The one-act ballet-pantomime premiered in Paris 14 May 1914, just two months prior to WW I. Vassily Nijinsky danced the title role of Joseph, the impresario Sergei Diaghilev presided. Strauss conducted, but the initial premier lasted a mere seven performances. Nijinsky himself fell from Diaghilev’s good graces, and Michael Fokine and Leonid Massine replaced him as choreographer and dancer, respectively. Thomas Beecham soon took up the score in London for another set of seven performances. No melody in this score strikes us as essentially “pious,” but Strauss raises the voluptuousness of Potiphar’s court, with its riotous feasts and the seductions by Potiphar’s wife. Strauss borrowed his heavily exotic orchestration from his earlier The Isle of Cythera.  Robert Heger (1886-1978) has full colors at his disposal, including four harps, glockenspiel, celeste, organ, xylophone, large and small cymbals, and pairs of castanets.  Occasionally, the lighter or martial melodies remind us of Der Rosenkavalier or Le Bourgeois Gentilhomme.  The sequence with the xylophone proves diaphanously effective, and might allude to the composer’s Dance Suite after Couperin.  A degree of mysticism invades the scoring, high flutes and strings accomplishing the heavenly host, perhaps suggestive of moments in Tod und Verklaerung.  Most of the music seems “busy-work,” and not in the most attractive sense, serving as transitional filler until Strauss can elicit another lushly romantic melodic fragment.

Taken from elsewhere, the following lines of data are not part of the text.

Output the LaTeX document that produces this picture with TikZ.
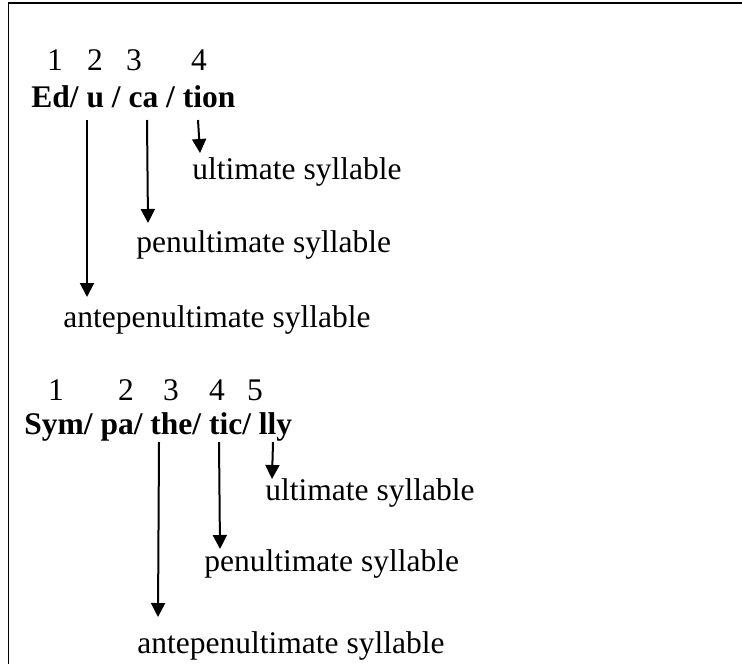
\documentclass[tikz,border=0pt]{standalone}
\usepackage{fontspec}
\setmainfont{Liberation Serif}
\usetikzlibrary{arrows.meta}

\begin{document}
\begin{tikzpicture}[x=0.5pt,y=-0.5pt,
        num/.style={anchor=base,inner sep=0pt,font=\fontsize{15.75}{18}\selectfont},
        word/.style={anchor=base west,inner sep=0pt,font=\fontsize{15.75}{18}\selectfont\bfseries},
        sylname/.style={anchor=base west,inner sep=0pt,font=\fontsize{15.75}{18}\selectfont},
        pointer/.style={-{Triangle[width=7pt,length=7pt]},line width=1pt}]
        \useasboundingbox (0,0) rectangle (742,664);
        \draw[line width=0.7pt] (8.5,664) -- (8.5,3) -- (742,3);

        % Education
        \foreach \n/\x in {1/55,2/95,3/134,4/199}{
            \node[num] (ed\n) at (\x,70) {\n};
        }
        \node[word] (educ) at (31,107) {Ed/ u / ca / tion};
        \coordinate (ua) at (87,120);   \coordinate (ub) at (87,297);
        \coordinate (caa) at (147,120); \coordinate (cab) at (148,223);
        \coordinate (tia) at (198,120); \coordinate (tib) at (200,153);
        \node[sylname] (edult) at (192,179) {ultimate syllable};
        \node[sylname] (edpen) at (136,252) {penultimate syllable};
        \node[sylname] (edante) at (63,327) {antepenultimate syllable};
        \draw[pointer] (ua)--(ub);
        \draw[pointer] (caa)--(cab);
        \draw[pointer] (tia)--(tib);

        % Sympathetically
        \foreach \n/\x in {1/56,2/126,3/171,4/217,5/255}{
            \node[num] (sy\n) at (\x,400) {\n};
        }
        \node[word] (symp) at (24,434) {Sym/ pa/ the/ tic/ lly};
        \coordinate (thea) at (159,442); \coordinate (theb) at (158,617);
        \coordinate (tica) at (219,442); \coordinate (ticb) at (220,549);
        \coordinate (llya) at (273,442); \coordinate (llyb) at (272,479);
        \node[sylname] (syult) at (265,500) {ultimate syllable};
        \node[sylname] (sypen) at (204,571) {penultimate syllable};
        \node[sylname] (syante) at (137,653) {antepenultimate syllable};
        \draw[pointer] (thea)--(theb);
        \draw[pointer] (tica)--(ticb);
        \draw[pointer] (llya)--(llyb);
\end{tikzpicture}
\end{document}
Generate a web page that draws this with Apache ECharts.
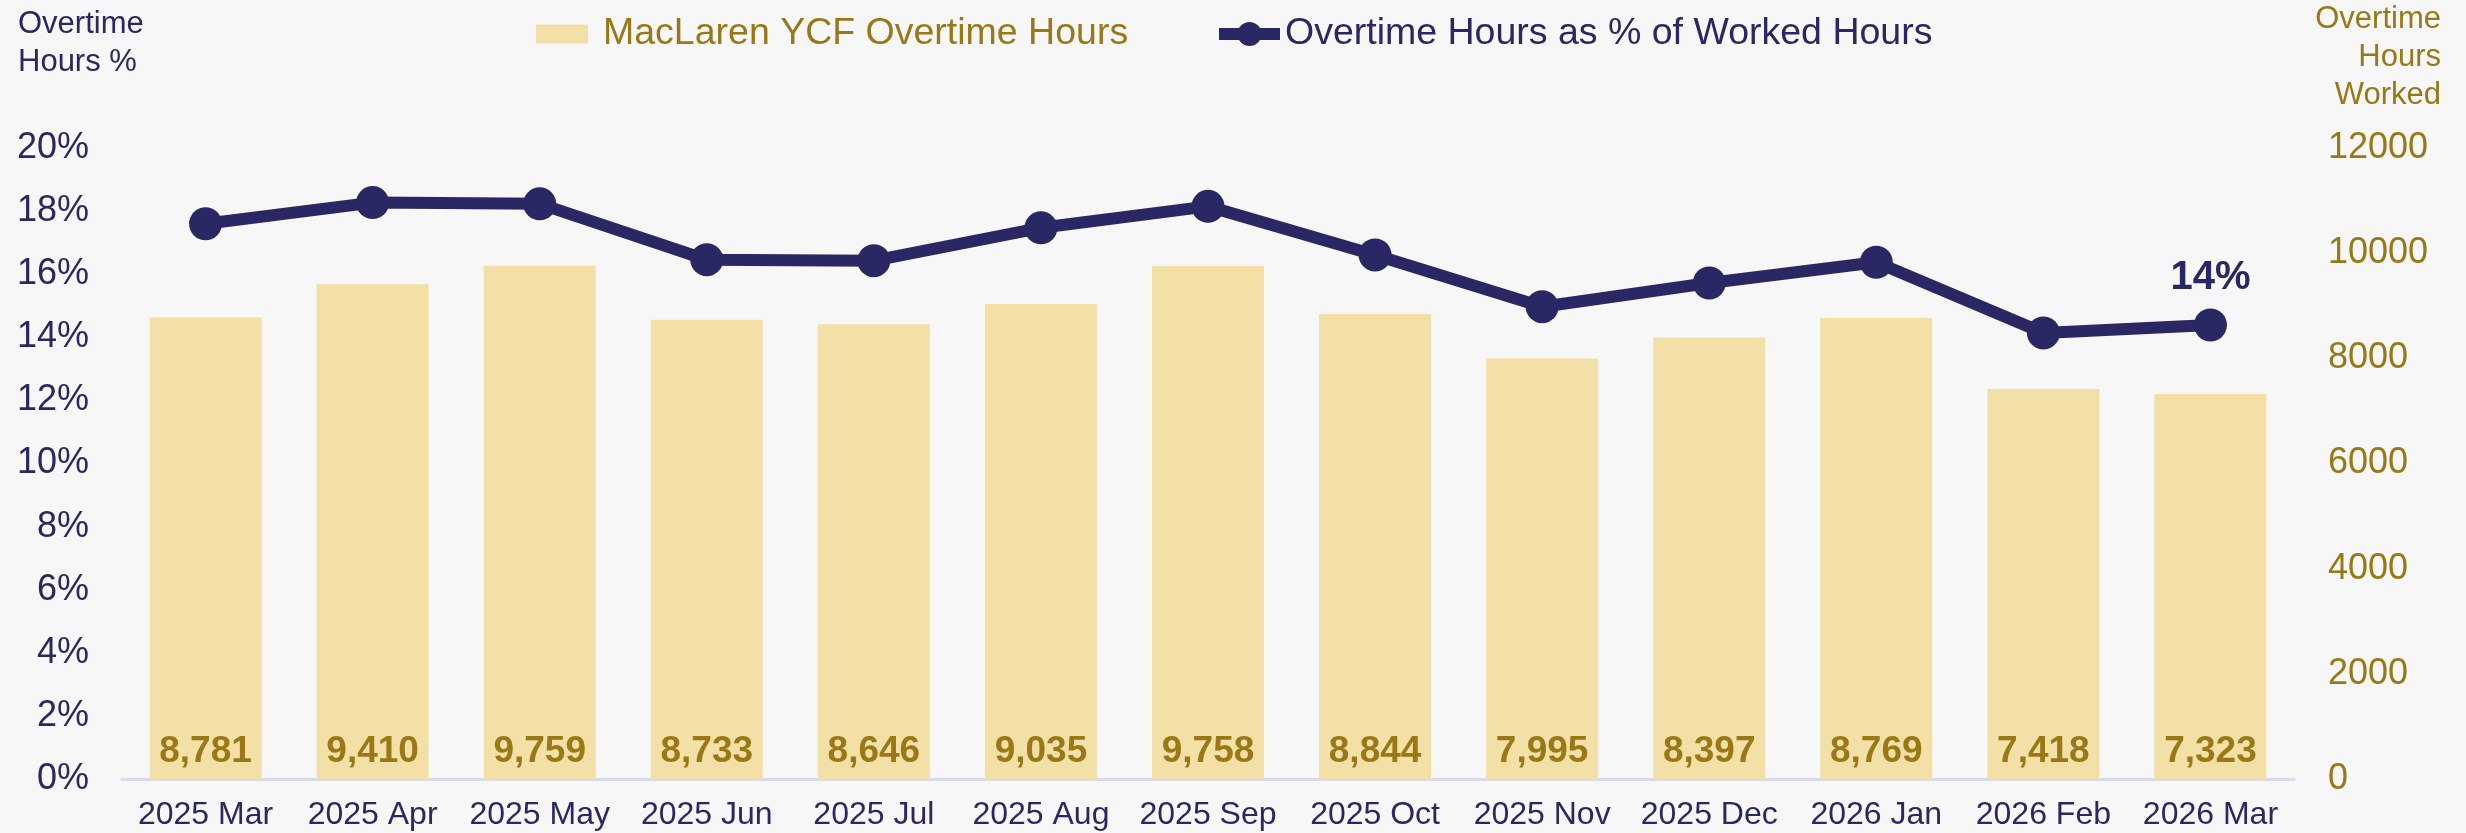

The Acanta CD format, set as one continuous 63-minute track, makes selecting excerpts for broadcast or musical examples virtually impossible.  So, be prepared to sit through the entire ballet for its one ripe hour. Restored sound from 1952, a “product of the FonoTeam Gmbh, Hamburg,” is quite good. [I would say only OK sound; there are other much better versions sonically…Ed.]